For over 130 years, Marsellus Casket Company remained true to its highly principled, purposeful mission to manufacture the finest handcrafted hardwood caskets and offer maximum value to funeral home owners and to the families they serve. The company was supported by an undeniably loyal and enthusiastic organization of highly-skilled men and women who, through the generations, were encouraged to think, to learn, to enhance their skills and to live up to their responsibilities.
During the company’s early development – and with humility – the business faced all honorable competition, learned from every possible source and adopted with eagerness all improvements in merchandise, methods and equipment. Its goals to assure satisfaction with every purchase and to acknowledge public confidence and goodwill were incredibly important. Until the end, the company maintained a successful, growing business, quickly responsive to new ideas and changing times while displaying a fierce dedication to the interests of the community, the funeral profession and the casket industry.
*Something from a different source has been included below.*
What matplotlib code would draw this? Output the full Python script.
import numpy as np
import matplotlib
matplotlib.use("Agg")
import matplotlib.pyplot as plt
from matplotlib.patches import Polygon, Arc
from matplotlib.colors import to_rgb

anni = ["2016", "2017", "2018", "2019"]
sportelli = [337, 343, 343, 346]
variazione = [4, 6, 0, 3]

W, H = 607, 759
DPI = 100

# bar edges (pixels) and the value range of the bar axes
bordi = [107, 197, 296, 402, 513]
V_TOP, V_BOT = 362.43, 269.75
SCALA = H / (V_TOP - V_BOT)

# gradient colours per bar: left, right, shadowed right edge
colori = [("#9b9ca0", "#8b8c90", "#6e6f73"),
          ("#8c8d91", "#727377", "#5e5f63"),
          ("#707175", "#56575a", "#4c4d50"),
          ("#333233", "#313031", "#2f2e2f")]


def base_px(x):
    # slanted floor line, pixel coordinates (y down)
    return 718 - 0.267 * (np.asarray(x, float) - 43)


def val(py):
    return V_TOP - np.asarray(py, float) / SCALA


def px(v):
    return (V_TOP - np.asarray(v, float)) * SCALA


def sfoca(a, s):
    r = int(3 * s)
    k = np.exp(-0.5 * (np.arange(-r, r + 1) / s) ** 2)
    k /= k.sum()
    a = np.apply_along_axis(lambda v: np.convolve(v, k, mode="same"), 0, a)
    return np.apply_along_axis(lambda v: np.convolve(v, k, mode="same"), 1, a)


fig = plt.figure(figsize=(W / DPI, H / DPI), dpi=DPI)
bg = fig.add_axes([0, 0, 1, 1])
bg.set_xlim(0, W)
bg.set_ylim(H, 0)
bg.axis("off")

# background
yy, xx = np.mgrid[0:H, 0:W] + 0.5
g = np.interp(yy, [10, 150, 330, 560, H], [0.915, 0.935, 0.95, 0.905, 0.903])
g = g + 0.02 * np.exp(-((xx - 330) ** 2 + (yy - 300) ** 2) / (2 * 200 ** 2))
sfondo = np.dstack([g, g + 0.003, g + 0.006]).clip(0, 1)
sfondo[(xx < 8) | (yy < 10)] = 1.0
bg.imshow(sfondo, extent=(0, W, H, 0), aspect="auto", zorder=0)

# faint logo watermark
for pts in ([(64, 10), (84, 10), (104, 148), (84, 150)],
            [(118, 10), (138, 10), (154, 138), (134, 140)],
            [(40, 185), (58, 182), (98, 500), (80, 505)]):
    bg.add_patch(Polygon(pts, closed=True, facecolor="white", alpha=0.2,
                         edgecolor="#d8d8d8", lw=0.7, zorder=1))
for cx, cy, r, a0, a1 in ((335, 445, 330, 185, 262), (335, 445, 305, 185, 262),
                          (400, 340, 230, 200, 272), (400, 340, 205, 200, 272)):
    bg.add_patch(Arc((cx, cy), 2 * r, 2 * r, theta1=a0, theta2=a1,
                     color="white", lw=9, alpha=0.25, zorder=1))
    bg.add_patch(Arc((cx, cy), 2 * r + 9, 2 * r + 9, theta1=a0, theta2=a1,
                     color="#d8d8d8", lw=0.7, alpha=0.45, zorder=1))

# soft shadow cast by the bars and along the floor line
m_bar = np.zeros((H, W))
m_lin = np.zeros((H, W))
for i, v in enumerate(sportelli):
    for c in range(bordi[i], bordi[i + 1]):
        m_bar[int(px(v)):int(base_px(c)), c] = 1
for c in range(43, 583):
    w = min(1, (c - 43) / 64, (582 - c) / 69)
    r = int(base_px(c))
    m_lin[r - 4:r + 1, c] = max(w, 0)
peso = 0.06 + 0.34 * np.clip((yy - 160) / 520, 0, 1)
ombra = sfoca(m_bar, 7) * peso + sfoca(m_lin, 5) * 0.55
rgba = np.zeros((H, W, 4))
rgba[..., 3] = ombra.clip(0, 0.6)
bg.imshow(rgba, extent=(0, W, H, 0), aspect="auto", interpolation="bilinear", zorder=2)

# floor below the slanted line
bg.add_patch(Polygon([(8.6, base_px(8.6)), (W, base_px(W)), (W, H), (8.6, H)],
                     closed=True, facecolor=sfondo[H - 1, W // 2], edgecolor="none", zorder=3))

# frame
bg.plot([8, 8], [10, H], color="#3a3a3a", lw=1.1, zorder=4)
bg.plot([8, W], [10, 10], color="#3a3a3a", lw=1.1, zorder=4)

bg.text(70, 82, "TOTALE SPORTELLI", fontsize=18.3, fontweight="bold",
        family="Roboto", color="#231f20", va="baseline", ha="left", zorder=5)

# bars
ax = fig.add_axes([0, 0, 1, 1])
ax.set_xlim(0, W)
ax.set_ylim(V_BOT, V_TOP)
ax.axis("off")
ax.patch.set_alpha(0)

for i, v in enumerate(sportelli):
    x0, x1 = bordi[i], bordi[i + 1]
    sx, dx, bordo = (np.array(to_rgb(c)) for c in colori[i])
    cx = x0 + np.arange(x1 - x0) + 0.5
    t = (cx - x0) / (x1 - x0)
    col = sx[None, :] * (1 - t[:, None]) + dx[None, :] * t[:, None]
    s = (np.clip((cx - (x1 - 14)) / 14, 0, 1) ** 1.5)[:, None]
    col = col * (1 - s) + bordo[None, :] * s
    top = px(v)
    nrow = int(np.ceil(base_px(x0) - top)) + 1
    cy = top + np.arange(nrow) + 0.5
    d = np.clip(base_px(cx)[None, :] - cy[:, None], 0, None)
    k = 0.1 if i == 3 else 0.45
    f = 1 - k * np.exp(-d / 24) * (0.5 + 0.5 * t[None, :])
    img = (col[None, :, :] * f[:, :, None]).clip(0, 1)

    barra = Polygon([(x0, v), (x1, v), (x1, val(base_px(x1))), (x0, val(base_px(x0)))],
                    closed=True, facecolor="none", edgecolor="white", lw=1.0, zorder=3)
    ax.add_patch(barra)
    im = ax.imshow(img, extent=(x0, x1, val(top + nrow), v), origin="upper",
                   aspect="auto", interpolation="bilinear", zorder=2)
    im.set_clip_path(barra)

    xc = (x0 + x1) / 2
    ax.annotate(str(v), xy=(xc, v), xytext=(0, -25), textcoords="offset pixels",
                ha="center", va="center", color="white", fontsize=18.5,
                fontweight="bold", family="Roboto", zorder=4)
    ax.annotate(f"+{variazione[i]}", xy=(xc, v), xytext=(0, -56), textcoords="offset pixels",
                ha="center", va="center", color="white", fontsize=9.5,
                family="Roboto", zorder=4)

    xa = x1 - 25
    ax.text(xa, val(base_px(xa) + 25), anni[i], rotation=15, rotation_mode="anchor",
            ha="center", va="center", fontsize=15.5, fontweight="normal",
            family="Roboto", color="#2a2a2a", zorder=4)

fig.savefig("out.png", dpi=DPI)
The company code, a constant quest to perpetuate the high standards of product, purpose and perfection, remained unwavering until the very last casket left the factory in 2003.
Founded by a keenly ambitious traveling salesman, John Marsellus originally made his mark as a peddler of undertakers’ accoutrements. At the age of 20, Marsellus left his Schenectady home in Upstate New York for New York City and a junior partnership opportunity selling his specialty supplies along the Erie Canal. To describe travel as simply difficult during the late 1800s would be an understatement. Transportation was slow and unreliable, while communication was nearly nonexistent. Marsellus commonly utilized a canal packet boat for travel. Although the competition was intense and the sales tactics often underhanded among rivals, Marsellus experienced much success, which was directly attributed to his unshakeable virtue and genuine honesty – core values that served as the foundation of the Marsellus name.
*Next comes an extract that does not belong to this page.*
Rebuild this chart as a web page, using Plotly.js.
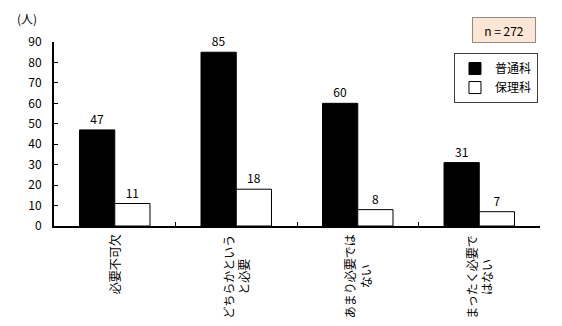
<!DOCTYPE html>
<html>
<head>
<meta charset="utf-8">
<script src="https://cdn.plot.ly/plotly-3.0.1.min.js"></script>
<style>html,body{margin:0;padding:0;background:#fff;}</style>
</head>
<body>
<div id="chart" style="width:562px;height:326px;"></div>
<script>
const categories = ['必要不可欠', 'どちらかというと必要', 'あまり必要ではない', 'まったく必要ではない'];
const categoryLabels = ['必要不可欠', 'どちらかという<br>と必要', 'あまり必要では<br>ない', 'まったく必要で<br>はない'];
const seriesNames = ['普通科', '保理科'];
const futsuka = [47, 85, 60, 31];
const hokenka = [11, 18, 8, 7];
const yTicks = [0, 10, 20, 30, 40, 50, 60, 70, 80, 90];
const unitLabel = '(人)';
const nLabel = 'n = 272';

const FONT = '"Noto Sans CJK JP", "Liberation Sans", sans-serif';

const traces = [
  {
    type: 'bar', name: seriesNames[0], x: categories, y: futsuka,
    marker: {color: '#000000', line: {color: '#000000', width: 1}},
    text: futsuka.map(String), textposition: 'outside', cliponaxis: false,
    textfont: {family: FONT, size: 12, color: '#000'}
  },
  {
    type: 'bar', name: seriesNames[1], x: categories, y: hokenka,
    marker: {color: '#ffffff', line: {color: '#000000', width: 1}},
    text: hokenka.map(String), textposition: 'outside', cliponaxis: false,
    textfont: {family: FONT, size: 12, color: '#000'}
  }
];

const annotations = categories.map((c, i) => ({
  x: c, xref: 'x', y: -0.035, yref: 'paper',
  text: categoryLabels[i], textangle: -90, showarrow: false,
  xanchor: 'center', yanchor: 'top', align: 'center',
  font: {family: FONT, size: 12, color: '#000'}
}));
annotations.push({
  x: -0.055, xref: 'paper', y: 1.13, yref: 'paper', text: unitLabel,
  showarrow: false, xanchor: 'center', yanchor: 'middle',
  font: {family: FONT, size: 12, color: '#000'}
});
annotations.push({
  x: 0.926, xref: 'paper', y: 1.065, yref: 'paper', text: nLabel,
  showarrow: false, xanchor: 'center', yanchor: 'middle',
  width: 58, height: 20, borderpad: 2,
  bgcolor: '#fde6d3', bordercolor: '#8c8c8c', borderwidth: 1,
  font: {family: FONT, size: 12, color: '#000'}
});

const layout = {
  width: 562, height: 326,
  margin: {l: 54, r: 22, t: 42, b: 100},
  paper_bgcolor: '#fff', plot_bgcolor: '#fff',
  barmode: 'group', bargap: 0.42, bargroupgap: 0,
  showlegend: true,
  legend: {
    x: 0.823, y: 0.94, xanchor: 'left', yanchor: 'top',
    bgcolor: '#fff', bordercolor: '#404040', borderwidth: 1,
    font: {family: FONT, size: 12, color: '#000'},
    itemwidth: 30, tracegroupgap: 0
  },
  xaxis: {
    type: 'category', range: [-0.5, 3.5], showticklabels: false,
    tickson: 'boundaries', ticks: 'inside', ticklen: 4, tickcolor: '#000',
    showline: true, linecolor: '#000', linewidth: 2, showgrid: false, zeroline: false,
    fixedrange: true
  },
  yaxis: {
    range: [0, 90], tickvals: yTicks, ticktext: yTicks.map(String),
    ticks: 'inside', ticklen: 4, tickcolor: '#000',
    showline: true, linecolor: '#000', linewidth: 2, showgrid: false, zeroline: false,
    ticklabelstandoff: 8,
    tickfont: {family: FONT, size: 12, color: '#000'}
  },
  annotations: annotations
};

Plotly.newPlot('chart', traces, layout, {displayModeBar: false, staticPlot: true});
</script>
</body>
</html>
Unable to contain his entrepreneurial spirit any longer, Marsellus saved enough money to leave New York City and the security of his flourishing career. Arriving in Syracuse, he described in a diary entry, “This is a bustling community.” In the early 1870s, the John Marsellus Casket Company was born.
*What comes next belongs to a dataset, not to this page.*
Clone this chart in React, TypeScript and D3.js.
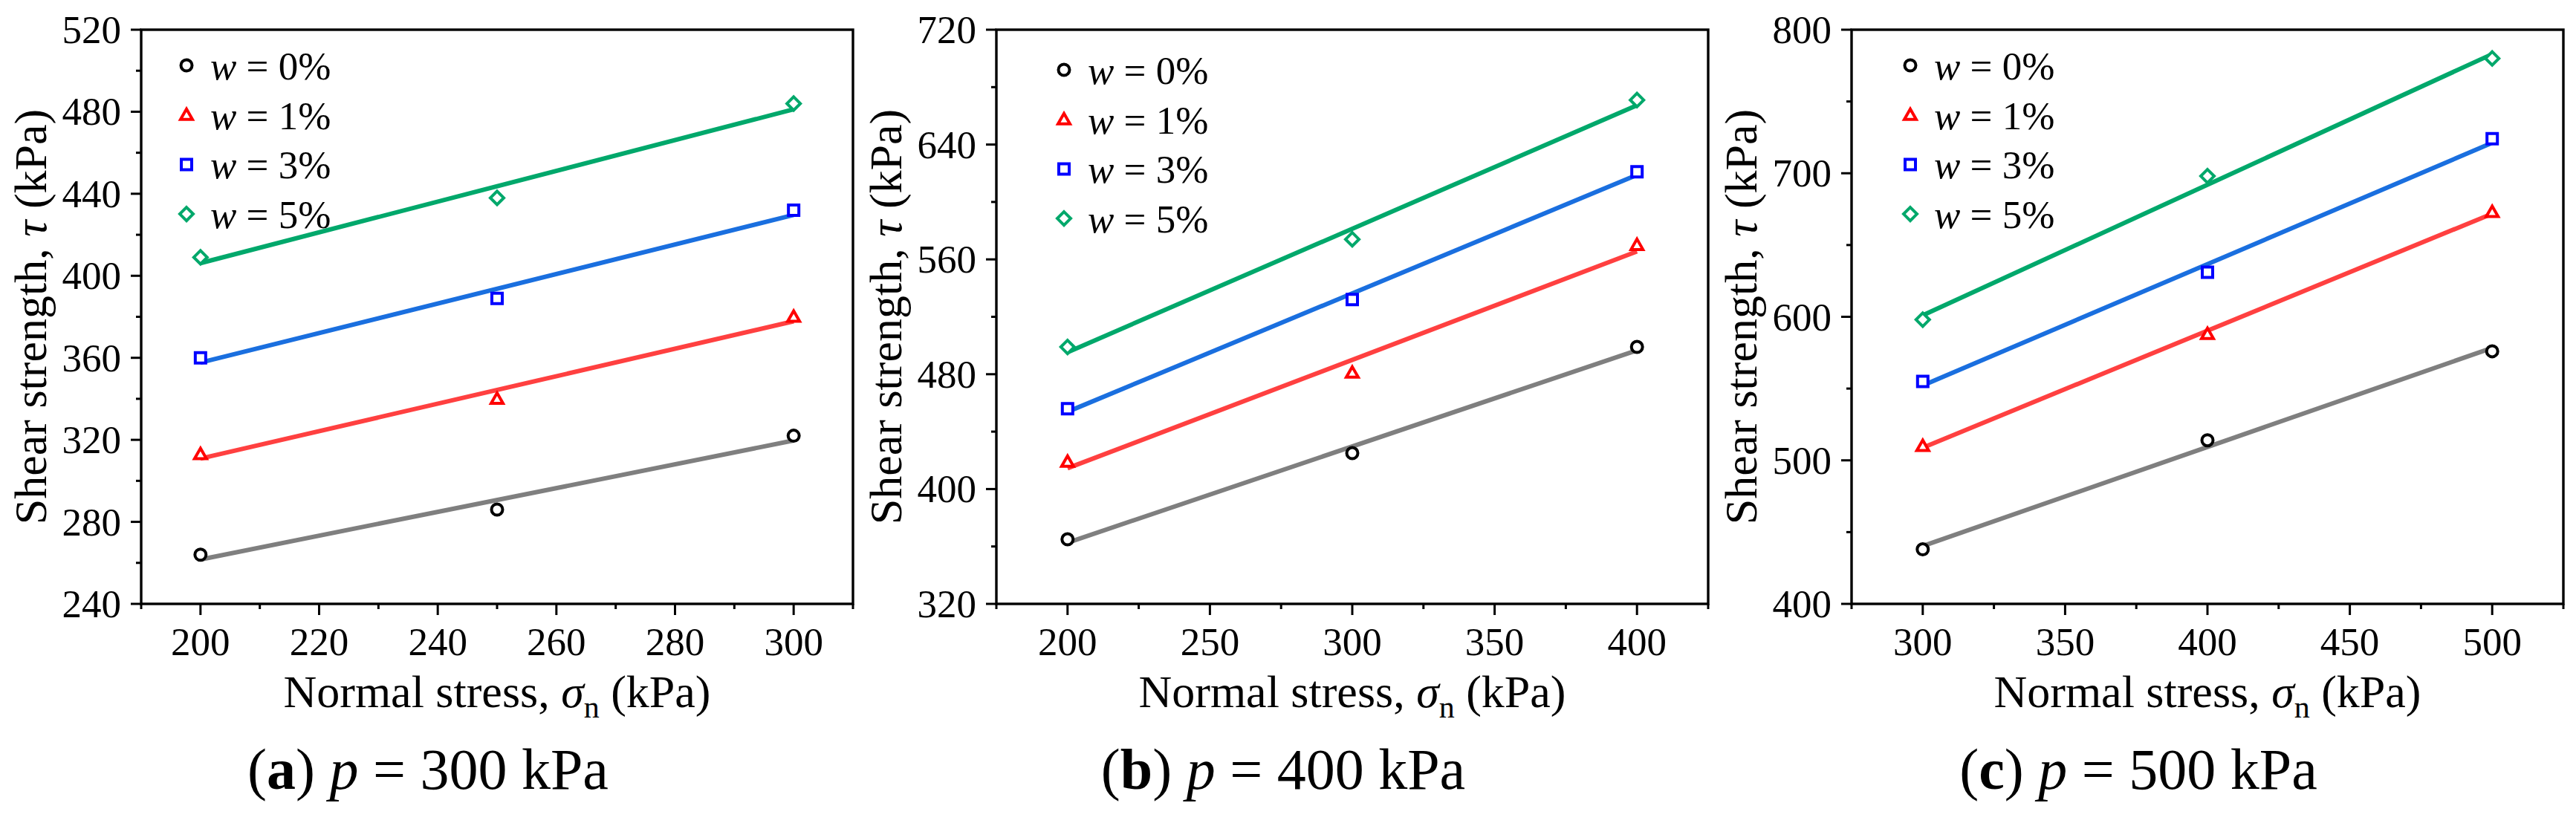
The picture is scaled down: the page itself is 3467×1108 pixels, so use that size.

Less than a decade following the end of the Civil War, America was beginning to develop an interest in the services of undertakers. Services held in the home were still the most common, but embalming and an increase in respect and specialized care for the dead was becoming more prevalent. Advertising broomsticks, novelties, medicine chests, shoe-brush handles and cloth-covered coffins, Marsellus began with fewer than a dozen employees who truly handcrafted each item. From the earliest of days, Marsellus instilled several principles that would remain constant throughout the next 130 years.
“Whiskers had what I call ‘founder power,’” explained John D. Marsellus, using the nickname coined for his great-grandfather because of his enormous mutton chops. “He believed strongly in the principle of innovation, building a product up to a standard and not down to a price and contributing to the profession he served and to the community in which he labored.”